Keonilei Akana (6) serves the ball against Indiana Hoosiers in the first set during a college volleyball match Wednesday, October 13, in Lincoln, Neb. Photo by John S. Peterson.

“Having Nicklin of course in the same position as me at right back, she’s just someone I’ve always looked up to,” Akana said. “Even last year, I watched her play a lot defense-wise and even asking her a lot of questions because I know she’s a great defense model and even all the other seniors just telling us younger players to just be aggressive, I think that’s really helped us defense-wise.”

As important as she was defensively, it might have been the service line where Akana made her biggest impact. She led the Huskers with 42 aces (with just 37 errors) and served numerous multi-point scoring runs throughout the season. Former associate had coach Tyler Hildebrand gave her the “K-Thump” nickname because of her serve.
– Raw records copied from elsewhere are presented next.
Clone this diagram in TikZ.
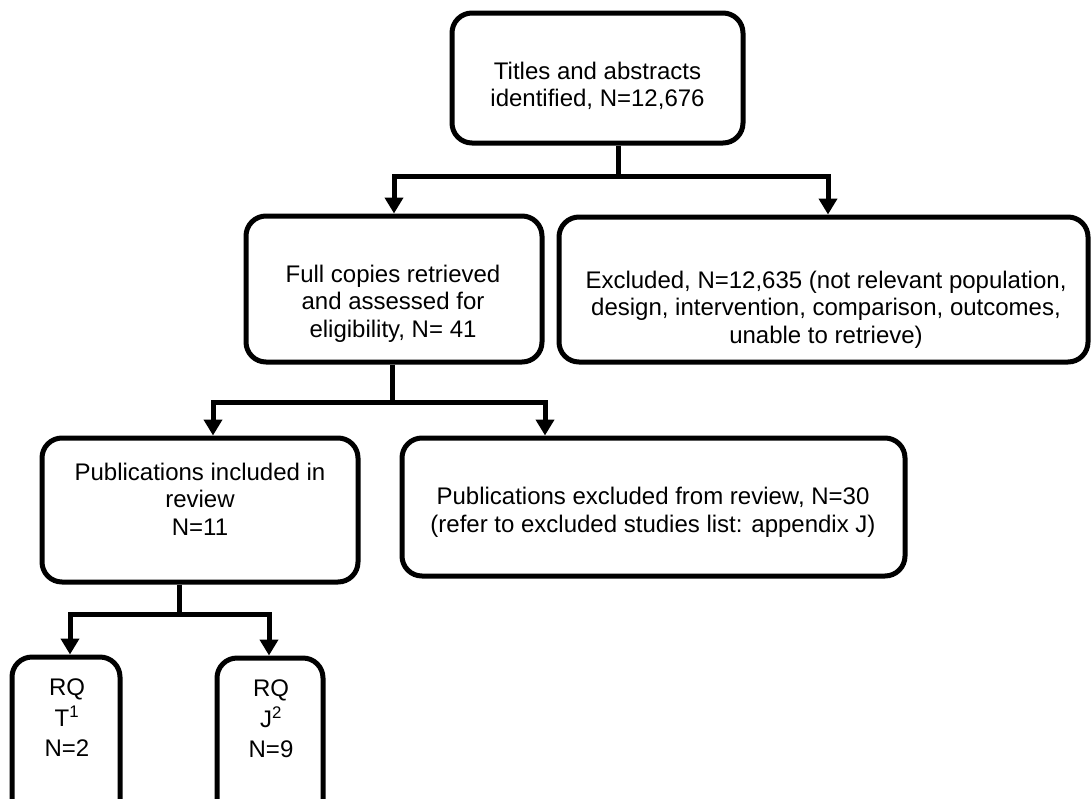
\documentclass[tikz,border=0pt]{standalone}
\usepackage{fontspec}
\setmainfont{Liberation Sans}
\usetikzlibrary{arrows.meta}
\begin{document}
\begin{tikzpicture}[x=1pt,y=-1pt,
  box/.style={draw, line width=5pt, rounded corners=20pt, inner sep=0pt},
  txt/.style={align=center, inner sep=0pt, anchor=north, font=\fontsize{24}{27.5}\selectfont},
  rqtxt/.style={txt, font=\fontsize{24}{30.5}\selectfont},
  conn/.style={line width=5pt},
  arr/.style={conn, -{Triangle[width=18pt,length=16pt]}}]
\useasboundingbox (0,0) rectangle (1091,798);
\fill[white] (0,0) rectangle (1091,798);
\clip (0,0) rectangle (1091,798);

% boxes
\node[box, minimum width=291pt, minimum height=130pt] (T) at (597.5,78) {};
\node[txt] (Tt) at (597.5,61.5) {Titles and abstracts\\identified, N=12,676};

\node[box, minimum width=296pt, minimum height=146pt] (F) at (394,289) {};
\node[txt] (Ft) at (393,264.5) {Full copies retrieved\\and assessed for\\eligibility, N= 41};

\node[box, minimum width=529pt, minimum height=145pt] (E) at (823.5,289.5) {};
\node[txt] (Et) at (826,270.5) {Excluded, N=12,635 (not relevant population,\\design, intervention, comparison, outcomes,\\unable to retrieve)};

\node[box, minimum width=316pt, minimum height=144pt] (PI) at (200,510) {};
\node[txt] (PIt) at (200,462.5) {Publications included in\\review\\N=11};

\node[box, minimum width=503pt, minimum height=138pt] (PE) at (653.5,507) {};
\node[txt] (PEt) at (653,487) {Publications excluded from review, N=30\\(refer to excluded studies list: appendix J)};

\node[box, minimum width=108pt, minimum height=193pt] (RQT) at (66,753.5) {};
\node[rqtxt] (RQTt) at (67,679) {RQ\\T\textsuperscript{1}\\N=2};

\node[box, minimum width=106pt, minimum height=192pt] (RQJ) at (270,754) {};
\node[rqtxt] (RQJt) at (271,680) {RQ\\J\textsuperscript{2}\\N=9};

% junctions
\coordinate (j1) at (618,176);
\coordinate (j2) at (392,402);
\coordinate (j3) at (179,614);

% connectors
\draw[conn] ([xshift=20.5pt]T.south) -- (j1);
\draw[arr] (j1) -| (F.north);
\draw[arr] (j1) -| ([xshift=4.5pt]E.north);

\draw[conn] ([xshift=-2pt]F.south) -- (j2);
\draw[arr] (j2) -| ([xshift=13pt]PI.north);
\draw[arr] (j2) -| ([xshift=-108.5pt]PE.north);

\draw[conn] ([xshift=-21pt]PI.south) -- (j3);
\draw[arr] (j3) -| ([xshift=4pt]RQT.north);
\draw[arr] (j3) -| ([xshift=-1pt]RQJ.north);
\end{tikzpicture}
\end{document}
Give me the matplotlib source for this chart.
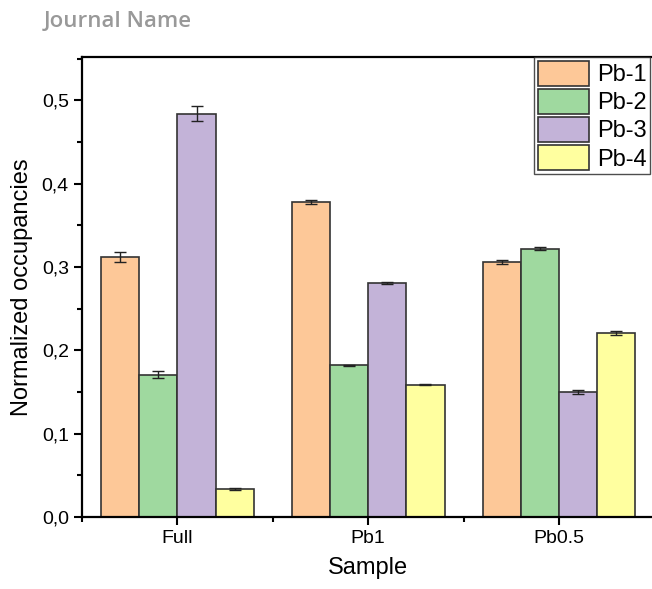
import numpy as np
import matplotlib.pyplot as plt
from matplotlib.ticker import MultipleLocator, FixedLocator

plt.rcParams['font.family'] = ['Liberation Sans', 'DejaVu Sans']

samples = ['Full', 'Pb1', 'Pb0.5']
series = ['Pb-1', 'Pb-2', 'Pb-3', 'Pb-4']
pb1 = [0.312, 0.378, 0.306]
pb2 = [0.171, 0.182, 0.322]
pb3 = [0.484, 0.281, 0.150]
pb4 = [0.034, 0.159, 0.221]
pb1_err = [0.006, 0.002, 0.002]
pb2_err = [0.004, 0.001, 0.002]
pb3_err = [0.009, 0.001, 0.002]
pb4_err = [0.001, 0.001, 0.002]

colors = ['#FDC898', '#9FD99F', '#C3B3D8', '#FFFF9F']

fig = plt.figure(figsize=(6.52, 5.89), dpi=100)
ax = fig.add_axes([0.1258, 0.1222, 0.878, 0.781])

x = np.arange(len(samples))
w = 0.2
vals = [pb1, pb2, pb3, pb4]
errs = [pb1_err, pb2_err, pb3_err, pb4_err]
for i in range(4):
    ax.bar(x + (i - 1.5) * w, vals[i], w, yerr=errs[i], color=colors[i],
           edgecolor='#333333', linewidth=1.2, label=series[i],
           error_kw=dict(ecolor='#222222', elinewidth=1, capsize=4, capthick=1))

ax.set_xlim(-0.5, 2.5)
ax.set_ylim(0, 0.552)
ax.set_xticks(x)
ax.set_xticklabels(samples)
ax.xaxis.set_minor_locator(FixedLocator([-0.5, 0.5, 1.5, 2.5]))
ax.yaxis.set_major_locator(MultipleLocator(0.1))
ax.yaxis.set_minor_locator(MultipleLocator(0.05))
ax.set_yticklabels([('%.1f' % t).replace('.', ',') for t in ax.get_yticks()])

ax.tick_params(axis='both', which='major', direction='out', length=6, width=1.5, labelsize=14)
ax.tick_params(axis='both', which='minor', direction='out', length=3.5, width=1.5)
ax.tick_params(top=False, right=False)
for s in ['left', 'bottom', 'top']:
    ax.spines[s].set_linewidth(1.6)
ax.spines['right'].set_visible(False)

ax.set_xlabel('Sample', fontsize=17, labelpad=7)
ax.set_ylabel('Normalized occupancies', fontsize=17, labelpad=6)

leg = ax.legend(loc='upper right', bbox_to_anchor=(0.997, 0.9032),
                bbox_transform=fig.transFigure, fontsize=17, frameon=True,
                fancybox=False, edgecolor='#222222', borderpad=0.15,
                handlelength=2.15, handleheight=1.25, handletextpad=0.35,
                labelspacing=0.12, borderaxespad=0)
leg.get_frame().set_linewidth(1.0)

fig.text(0.067, 0.963, 'Journal Name', fontsize=16, fontweight='semibold',
         color='#999999', family=['Open Sans', 'DejaVu Sans'], va='center')

fig.savefig('out.png', dpi=100)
“I would say there’s been a huge improvement,” Akana said. “I’ve definitely had Zoom, FaceTime calls with my high school coaches and their teams at my old high school and even they’ve asked about my serving because there’s been a huge difference from high school right now. So I think just adding that stress that we talk about as a team and we take so much time practicing it, adding that thump at the end, that’s been a lot more helpful and it’s been really effective during the games and practice.”

For all their offensive inconsistencies, the Cornhuskers made a run to the national championship match because of their defense, and the backbone of that defense — the Legion of Boom — is set to return. Hames was a big part of Nebraska’s defense as well, and it remains to be seen how Kennedi Orr will fill those shoes if Hames does not return for an extra season in Lincoln, but the Huskers have a strong core to build around as they gear up to make another title run in 2022.